2013 – I was in Pushkar, Rajasthan with a photography club to shoot the famous camel fair which is an annual affair. My first impression was that there are more photographers than camel 😉
At the opening ceremony of the festivities, I was all set to watch a performance of the traditional Kalbelia dance – Kalbelia are the tribals of Rajasthan and perform an extremely dextrous dance form which involves flexing and contorting the body in unbelievable poses. They wear gorgeous jewellery and garb which distinguishes them from rest of Rajasthan! It’s also known as the sapera or the snake charmer’s dance and is characterised by sensuous dance movements, involving some acrobatic ones too.

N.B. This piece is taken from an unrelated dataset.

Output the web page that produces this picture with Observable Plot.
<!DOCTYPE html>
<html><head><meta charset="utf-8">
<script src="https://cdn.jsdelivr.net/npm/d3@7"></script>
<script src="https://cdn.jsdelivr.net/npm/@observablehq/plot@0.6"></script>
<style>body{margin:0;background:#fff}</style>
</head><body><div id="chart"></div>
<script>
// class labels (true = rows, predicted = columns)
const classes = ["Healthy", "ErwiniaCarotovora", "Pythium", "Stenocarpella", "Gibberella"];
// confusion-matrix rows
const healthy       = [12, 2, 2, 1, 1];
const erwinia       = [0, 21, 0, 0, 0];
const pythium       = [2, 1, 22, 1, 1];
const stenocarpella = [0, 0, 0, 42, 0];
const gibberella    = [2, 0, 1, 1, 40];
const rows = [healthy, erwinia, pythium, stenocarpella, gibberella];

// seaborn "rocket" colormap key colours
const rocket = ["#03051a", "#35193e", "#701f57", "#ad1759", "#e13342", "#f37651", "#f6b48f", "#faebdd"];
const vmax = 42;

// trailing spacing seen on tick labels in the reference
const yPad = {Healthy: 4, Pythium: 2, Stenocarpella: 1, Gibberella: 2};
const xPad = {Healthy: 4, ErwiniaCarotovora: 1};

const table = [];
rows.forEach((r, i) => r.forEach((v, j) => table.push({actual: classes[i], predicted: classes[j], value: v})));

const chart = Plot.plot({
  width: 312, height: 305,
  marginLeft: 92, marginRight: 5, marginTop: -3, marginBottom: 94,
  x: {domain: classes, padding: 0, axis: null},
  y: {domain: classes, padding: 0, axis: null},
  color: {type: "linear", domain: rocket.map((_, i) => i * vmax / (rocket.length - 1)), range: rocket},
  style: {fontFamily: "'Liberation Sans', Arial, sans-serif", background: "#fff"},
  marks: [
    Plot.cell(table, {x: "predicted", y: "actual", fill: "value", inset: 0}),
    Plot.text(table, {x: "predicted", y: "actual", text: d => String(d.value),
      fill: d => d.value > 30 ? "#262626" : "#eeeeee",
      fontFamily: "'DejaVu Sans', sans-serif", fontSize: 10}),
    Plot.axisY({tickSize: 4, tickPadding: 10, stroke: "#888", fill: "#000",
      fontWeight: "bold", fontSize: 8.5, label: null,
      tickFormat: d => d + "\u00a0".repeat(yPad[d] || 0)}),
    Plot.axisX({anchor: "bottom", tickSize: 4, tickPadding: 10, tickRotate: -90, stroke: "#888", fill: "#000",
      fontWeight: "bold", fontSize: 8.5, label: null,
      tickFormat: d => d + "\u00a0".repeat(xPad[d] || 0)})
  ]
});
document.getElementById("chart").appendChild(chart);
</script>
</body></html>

You can read more about this dance here
I spied the dancers from afar in their vividly coloured dance attire and moved forward to catch a better glimpse and take some photographs.
I was in for a shock!!!
These were not Kalbelia women or even Rajasthani women but Japanese ladies, each so gorgeous and looking dapper in the ethnic get up. The bodla (or the forehead ornament) looked so right on them, along with the odhni ( fabric draped over the head) and the traditional skirt or the Ghaghra with its wide circumference which looks gorgeous when the dancer twirls.!!! I was surprised to see them balance the metal urns on their heads and caper so gracefully.

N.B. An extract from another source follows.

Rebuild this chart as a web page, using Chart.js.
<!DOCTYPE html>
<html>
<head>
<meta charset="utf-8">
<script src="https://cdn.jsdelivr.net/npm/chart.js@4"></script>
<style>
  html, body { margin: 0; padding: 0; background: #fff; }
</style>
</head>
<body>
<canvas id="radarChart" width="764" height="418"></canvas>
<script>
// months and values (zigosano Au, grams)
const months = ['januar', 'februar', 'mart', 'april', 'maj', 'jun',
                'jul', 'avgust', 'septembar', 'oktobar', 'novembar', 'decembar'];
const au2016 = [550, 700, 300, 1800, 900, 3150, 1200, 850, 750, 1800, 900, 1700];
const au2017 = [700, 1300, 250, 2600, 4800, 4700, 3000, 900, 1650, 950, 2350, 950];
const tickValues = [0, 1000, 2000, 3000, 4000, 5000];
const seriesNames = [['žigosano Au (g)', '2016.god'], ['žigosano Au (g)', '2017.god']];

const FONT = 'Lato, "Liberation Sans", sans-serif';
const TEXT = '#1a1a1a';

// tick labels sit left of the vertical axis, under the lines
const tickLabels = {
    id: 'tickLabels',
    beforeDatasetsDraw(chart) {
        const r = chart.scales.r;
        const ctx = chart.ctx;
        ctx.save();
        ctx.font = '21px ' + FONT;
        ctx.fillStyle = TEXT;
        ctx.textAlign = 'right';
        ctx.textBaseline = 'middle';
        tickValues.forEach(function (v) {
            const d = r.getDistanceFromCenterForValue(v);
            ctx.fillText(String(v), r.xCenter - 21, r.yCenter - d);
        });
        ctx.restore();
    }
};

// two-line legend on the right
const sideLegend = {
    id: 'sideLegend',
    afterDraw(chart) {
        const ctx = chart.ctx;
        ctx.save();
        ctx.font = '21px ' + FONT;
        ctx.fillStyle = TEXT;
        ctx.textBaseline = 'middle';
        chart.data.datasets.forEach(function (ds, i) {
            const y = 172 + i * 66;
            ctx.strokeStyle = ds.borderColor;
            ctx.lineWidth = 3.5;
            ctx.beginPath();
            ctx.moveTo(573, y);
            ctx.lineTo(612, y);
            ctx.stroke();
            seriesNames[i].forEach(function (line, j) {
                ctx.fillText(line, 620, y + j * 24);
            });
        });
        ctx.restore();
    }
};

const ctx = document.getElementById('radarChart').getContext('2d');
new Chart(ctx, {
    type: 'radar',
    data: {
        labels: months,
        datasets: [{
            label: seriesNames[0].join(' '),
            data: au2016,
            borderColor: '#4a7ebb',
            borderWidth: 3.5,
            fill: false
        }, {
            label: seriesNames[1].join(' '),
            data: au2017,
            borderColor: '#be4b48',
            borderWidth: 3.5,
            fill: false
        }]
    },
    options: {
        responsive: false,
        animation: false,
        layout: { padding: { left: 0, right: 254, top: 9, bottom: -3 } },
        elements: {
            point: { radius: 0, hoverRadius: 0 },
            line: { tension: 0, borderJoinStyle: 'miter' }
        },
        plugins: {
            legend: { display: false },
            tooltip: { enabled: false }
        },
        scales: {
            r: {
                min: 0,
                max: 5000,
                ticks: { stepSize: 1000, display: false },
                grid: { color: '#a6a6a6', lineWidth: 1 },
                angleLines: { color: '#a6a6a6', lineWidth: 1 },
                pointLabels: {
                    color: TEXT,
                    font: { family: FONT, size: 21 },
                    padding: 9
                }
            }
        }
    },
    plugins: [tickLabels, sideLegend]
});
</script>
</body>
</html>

I got talking to the leader of their troupe and it conspired that they have an Indian manager who got them over from Japan, arranged for the dance training and then booked them at gigs in hotels, etc to perform all over India and even abroad. (I prayed that he was taking care of the girls and that they were not being exploited in anyways)
Well! I was blown away not just by their beauty but also by how coolly they managed the Indian wear and moved in it too. They agreed to allow me to shoot their closeups and my camera loved their mesmerizing frolics.
The best was yet to come! Once they started dancing, I couldn’t take my eyes off them – they were spinning in gay abandon and looked to be enjoying themselves thoroughly. I tried to get as many good shots as I could manage of them gyrating to the drum beats. It’s challenging for me (as an Indian) to pick up these dance moves and here were these women from a foreign land who had mastered this demanding dance form with such repose and supinity.
And when they started doing the onerous backward dips, my jaw dropped even further and I am lucky the camera didn’t – for a moment I forgot to click and just watched them in stunned appreciation as they declined lower and lower. Their happy faces were a testament to how much they were loving it. Their sense of rhythm and acrobatic flexibility was unmistakable.
This is one of the most astounding sight that I have come across in my travels in India. Who could have imagined Japanese women conquering a formidable dance form like the Kalbeliya and rollicking to it in the hot sands of Pushkar? Not me for sure!
“The real voyage of discovery consists not in seeking new landscapes, but in having new eyes.”
― Marcel Proust
What did you think of this? Have you ever seen the traditional Kalbeliya being performed?